In other words, they were an easy NICU case. Plus, we were seasoned parents, knew a NICU veteran well, knew her experience well, had a great support network here in town and throughout the world online.
It was still hard. Even with the simple nature of their case and the support, it was still hard. We lived at the hospital for two weeks, any sense of normalcy was lost, we saw babies all around us who were in similar straights. Some were easy cases too, other, sadly, weren’t, and needed much more.
We saw a lot of parents. A lot of first time parents who had kids far more sick, naturally more scared since this was all 100% new to them, seemingly without the support we had.

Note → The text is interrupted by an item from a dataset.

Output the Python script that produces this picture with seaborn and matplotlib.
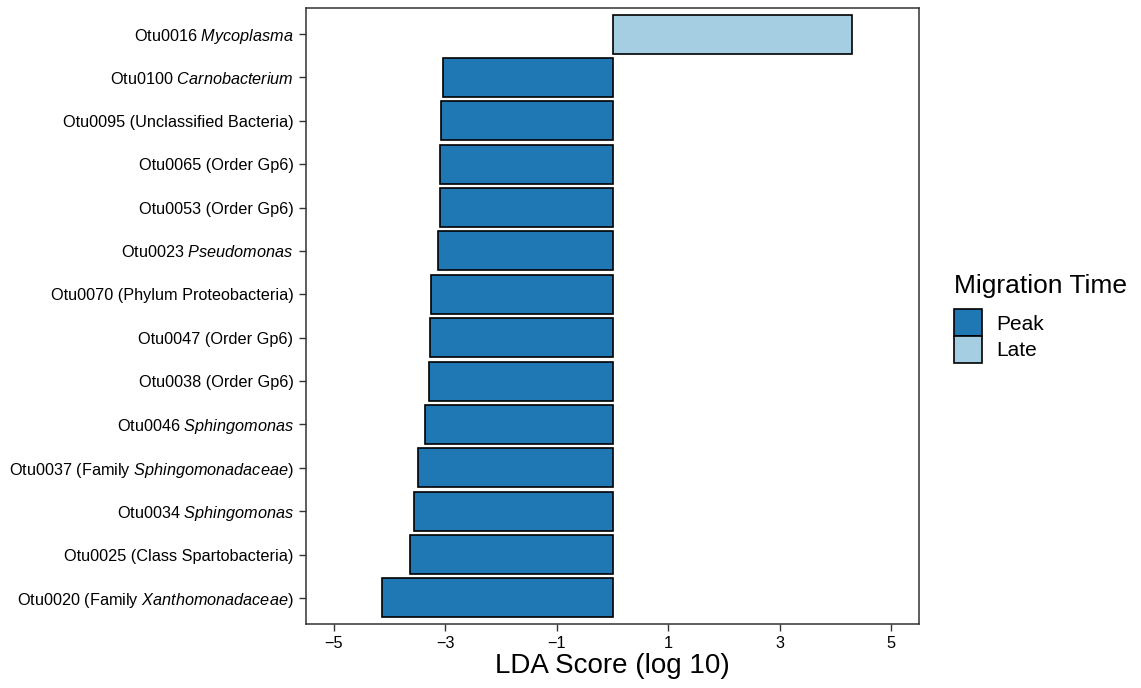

God, can you imagine? It was hard enough watching our two stuck with IVs with a handful of monitor leads affixed to their chest and feet. What if they need to be on a CPAP or in an incubator? What about a feeding tube? Some NICU IVs are stuck into the baby’s scalp. It gets so much worse. You’re staring at your little one with more attached to them than most of us will ever in a lifetime, possibly alone since your husband only could take a week off of work and your NICU stay is passing a month. No parents anywhere close. Maybe you’re new to the city and aren’t surrounded by most of your closest friends? You’re a first-time mom also freaking out since you’ve never had to pump before.
I couldn’t imagine being alone with that.
Thankfully, Hand to Hold fills that need.
Staffed with an army of NICU Veteran parent volunteers, they offer free support to parents of premature and NICU babies. For those who haven’t been born yet, but know the NICU is in their future. Those currently in the NICU. Those after the NICU, whether leaving the hospital was joyful or heartbreaking. The staff at the hospital was amazing, but their primary job, rightfully so, is your baby. Hand to Hold is for you.
And so, I want to help Hand to Hold in some small way. Please consider making a donation to support them.
With six-week-old kids at home, I’m in no position, mentally, physically, spiritually, or by schedule, to volunteer and we don’t have a money tree in the backyard ourselves, but hopefully some of my dear readers have a few dollars and a few minutes of prayer time to spare.
With everything, my running season changed quite a bit. I ran the Decker Half-Marathon while living at the hospital. Fully dressed out for the race in the NICU nesting room, drove from the hospital garage to the course, ran the hardest 13.1-miles I’ve ran in a very long time, then right back to shower in a small, cramped, hospital bathroom and rejoin the twins bedside.
I’ve switched from the full marathon track to the half. The 30k became a 10k (which was needed since I hadn’t ran once between the Decker half and last Sunday’s race) and the full becomes a third half-marathon for the season.
For those counting at home, that will put me at ~60.5 miles of running in events plus training, which was about 35 miles a week before they were born. If you’d like to use those figures to influence your donation, feel free.